There are two entry points that the SA application architecture exposes to the outside world. The first is the web server's port for receiving HTTP (usually port 8070) and/or HTTPS (usually port 8443) requests. The second is the application server's Support Automation socket server port - which can be any port configured by the system administrator, but typically 10443. The first of these is provided by Apache Tomcat which is very secure against buffer overrun type attacks.
When the technician and customer user interface SA components interact with the web server over HTTP, they do so by tunneling using a proprietary binary format that is encrypted exactly as the requests sent to the socket server. It is not possible to cause any problems with the application by submitting HTTP requests with the web browser, as the protocol that is used is not text based. Even when not running HTTPS, Support Automation communication is encrypted.

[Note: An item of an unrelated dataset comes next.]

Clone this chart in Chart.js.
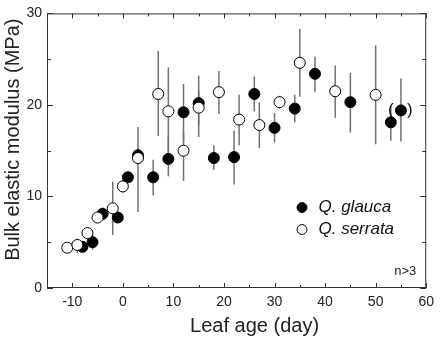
<!DOCTYPE html>
<html>
<head>
<meta charset="utf-8">
<script src="https://cdn.jsdelivr.net/npm/chart.js@4.4.1/dist/chart.umd.min.js"></script>
<style>
  html, body { margin: 0; padding: 0; background: #fff; }
  #wrap { width: 440px; height: 341px; }
</style>
</head>
<body>
<div id="wrap"><canvas id="c" width="440" height="341"></canvas></div>
<script>
// ---- data ----
const glaucaX  = [-8, -6, -4, -1, 1, 3, 6, 9, 12, 15, 18, 22, 26, 30, 34, 38, 45, 53, 55];
const glaucaY  = [4.5, 5.0, 8.1, 7.7, 12.1, 14.5, 12.1, 14.1, 19.2, 20.2, 14.2, 14.3, 21.2, 17.5, 19.6, 23.4, 20.3, 18.1, 19.4];
const glaucaLo = [4.0, 4.2, 7.6, 7.3, 11.6, 13.6, 10.1, 12.2, 16.0, 17.8, 12.9, 11.3, 19.3, 15.9, 18.1, 21.4, 17.0, 16.1, 16.0];
const glaucaHi = [5.0, 5.8, 8.8, 8.1, 12.7, 15.4, 14.0, 16.5, 22.3, 23.2, 15.6, 17.2, 23.1, 19.1, 21.1, 25.3, 23.5, 19.9, 22.9];

const serrataX  = [-11, -9, -7, -5, -2, 0, 3, 7, 9, 12, 15, 19, 23, 27, 31, 35, 42, 50];
const serrataY  = [4.4, 4.7, 6.0, 7.7, 8.7, 11.1, 14.2, 21.2, 19.3, 15.0, 19.7, 21.4, 18.4, 17.8, 20.3, 24.6, 21.5, 21.1];
const serrataLo = [4.0, 3.8, 5.5, 7.2, 5.8, 10.4, 8.3, 16.6, 14.5, 11.7, 16.5, 19.0, 15.6, 15.3, 19.6, 20.9, 18.6, 15.7];
const serrataHi = [4.8, 5.4, 6.6, 8.1, 11.6, 11.8, 17.6, 25.9, 24.1, 17.0, 21.5, 23.7, 21.1, 20.3, 21.0, 28.3, 24.3, 26.5];

const seriesNames = ['Q. glauca', 'Q. serrata'];
const xTitle = 'Leaf age (day)';
const yTitle = 'Bulk elastic modulus (MPa)';
const noteText = 'n>3';
const bracketIndex = 18; // glauca point drawn in parentheses

function pts(xs, ys, lo, hi) {
  return xs.map((x, i) => ({ x: x, y: ys[i], lo: lo[i], hi: hi[i] }));
}

const FONT = "'Liberation Sans', Arial, Helvetica, sans-serif";

// error bars, drawn behind the markers
const errorBars = {
  id: 'errorBars',
  beforeDatasetsDraw(chart) {
    const { ctx, scales: { x, y } } = chart;
    ctx.save();
    ctx.strokeStyle = '#707070';
    ctx.lineWidth = 1.5;
    chart.data.datasets.forEach((ds) => {
      ds.data.forEach((p) => {
        const px = x.getPixelForValue(p.x);
        ctx.beginPath();
        ctx.moveTo(px, y.getPixelForValue(p.lo));
        ctx.lineTo(px, y.getPixelForValue(p.hi));
        ctx.stroke();
      });
    });
    ctx.restore();
  }
};

// frame, inward ticks, annotations
const frameTicks = {
  id: 'frameTicks',
  afterDatasetsDraw(chart) {
    const { ctx, chartArea: a, scales: { x, y } } = chart;
    ctx.save();
    ctx.strokeStyle = '#333';
    ctx.lineWidth = 1;
    ctx.strokeRect(a.left + 0.5, a.top + 0.5, a.right - a.left - 1, a.bottom - a.top - 1);
    ctx.beginPath();
    x.ticks.forEach((t) => {
      const px = Math.round(x.getPixelForValue(t.value)) + 0.5;
      const len = (t.value % 10 === 0) ? 5 : 3;
      ctx.moveTo(px, a.bottom); ctx.lineTo(px, a.bottom - len);
      ctx.moveTo(px, a.top); ctx.lineTo(px, a.top + len);
    });
    y.ticks.forEach((t) => {
      const py = Math.round(y.getPixelForValue(t.value)) + 0.5;
      const len = (t.value % 10 === 0) ? 6 : 4;
      ctx.moveTo(a.left, py); ctx.lineTo(a.left + len, py);
      ctx.moveTo(a.right, py); ctx.lineTo(a.right - len, py);
    });
    ctx.stroke();

    // parentheses around one glauca point
    const p = chart.data.datasets[0].data[bracketIndex];
    const bx = x.getPixelForValue(p.x), by = y.getPixelForValue(p.y);
    ctx.fillStyle = '#111';
    ctx.font = '17px ' + FONT;
    ctx.textBaseline = 'middle';
    ctx.textAlign = 'center';
    ctx.fillText('(', bx - 10, by);
    ctx.fillText(')', bx + 9, by);

    // n>3 note
    ctx.font = '13px ' + FONT;
    ctx.fillStyle = '#222';
    ctx.textAlign = 'right';
    ctx.fillText(noteText, a.right - 10, 271);
    ctx.restore();
  }
};

// title shifts and legend placement
const placer = {
  id: 'placer',
  afterLayout(chart) {
    const sx = chart.scales.x, sy = chart.scales.y;
    if (!sx._shifted) {
      const o = sx.drawTitle;
      sx.drawTitle = function () { this.ctx.save(); this.ctx.translate(18, 0); o.call(this); this.ctx.restore(); };
      sx._shifted = true;
    }
    if (!sy._shifted) {
      const o = sy.drawTitle;
      sy.drawTitle = function () { this.ctx.save(); this.ctx.translate(0, -11); o.call(this); this.ctx.restore(); };
      sy._shifted = true;
    }
  },
  beforeDraw(chart) {
    const lg = chart.legend;
    if (lg) {
      const w = lg.width, h = lg.height;
      lg.left = 289; lg.top = 194; lg.right = 289 + w; lg.bottom = 194 + h;
    }
  }
};

new Chart(document.getElementById('c'), {
  type: 'scatter',
  data: {
    datasets: [
      {
        label: seriesNames[0],
        data: pts(glaucaX, glaucaY, glaucaLo, glaucaHi),
        backgroundColor: '#000',
        borderColor: '#000',
        borderWidth: 1,
        pointRadius: 5.5,
        pointHoverRadius: 5.5,
        order: 2
      },
      {
        label: seriesNames[1],
        data: pts(serrataX, serrataY, serrataLo, serrataHi),
        backgroundColor: '#fff',
        borderColor: '#000',
        borderWidth: 1,
        pointRadius: 5.5,
        pointHoverRadius: 5.5,
        order: 1
      }
    ]
  },
  options: {
    responsive: false,
    animation: false,
    events: [],
    layout: { padding: { top: 6, right: 9, left: 0, bottom: 0 } },
    plugins: {
      tooltip: { enabled: false },
      legend: {
        display: true,
        position: 'chartArea',
        align: 'start',
        labels: {
          usePointStyle: true,
          pointStyle: 'circle',
          boxWidth: 16,
          boxHeight: 7,
          padding: 5,
          color: '#111',
          font: { family: FONT, size: 17, style: 'italic' },
          sort: (a, b) => a.datasetIndex - b.datasetIndex
        }
      }
    },
    scales: {
      x: {
        type: 'linear',
        min: -15,
        max: 60,
        afterFit: (s) => { s.height = 53; },
        grid: { display: false, drawTicks: false },
        border: { display: false },
        ticks: {
          stepSize: 5,
          autoSkip: false,
          maxRotation: 0,
          padding: 6,
          color: '#222',
          font: { family: FONT, size: 14 },
          callback: (v) => (v % 10 === 0 ? String(v) : '')
        },
        title: {
          display: true,
          text: xTitle,
          color: '#222',
          padding: { top: 0, bottom: 3 },
          font: { family: FONT, size: 20 }
        }
      },
      y: {
        type: 'linear',
        min: 0,
        max: 30,
        afterFit: (s) => { s.width = 47; },
        grid: { display: false, drawTicks: false },
        border: { display: false },
        ticks: {
          stepSize: 5,
          autoSkip: false,
          padding: 5,
          color: '#222',
          font: { family: FONT, size: 14 },
          callback: (v) => (v % 10 === 0 ? String(v) : '')
        },
        title: {
          display: true,
          text: yTitle,
          color: '#222',
          padding: { top: 1, bottom: 0 },
          font: { family: FONT, size: 20 }
        }
      }
    }
  },
  plugins: [errorBars, frameTicks, placer]
});
</script>
</body>
</html>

When accessing the web page components of the application, form data is posted in plain text. The most important area to address is the technician login process. In environments where the technician login occurs over the Internet, it is advisable to utilize HTTPS, which will cause all traffic to be encrypted and to ensure than no sensitive data, such as passwords, is ever transferred in plain text.
The Support Automation socket server is similarly secure. All requests are encrypted using 168-bit TripleDES encryption. Additionally, all messages also carry a checksum. If a message is received with an incorrect checksum (as would be the case with an attack involving sending random data trying to cause a buffer overrun) it will not be processed by the server and the socket connection it was sent on is immediately terminated. All reads from the server are memory buffered in a limited size circular buffer that decouples the server processing from the socket reading and writing, thus providing a level of protection against buffer overrun issues. To execute a command maliciously would require the attacker to be able to construct a valid request for a valid,currently existing Support Automation session containing a request in the CA Support Automation proprietary binary format, to add a correct checksum, and to encrypt it with the appropriate encryption key. The likelihood of this occurring is virtually nil.
Protection from Denial of Service style attacks is best achieved with the deployment of an Intrusion Detection System (IDS). These typically monitor for port scans or a rapid succession of connection attempts from a single IP address and, if found, they prevent further connections from that IP address. This solution is equally appropriate for protecting the Support Automation socket server as it is for protecting a web server.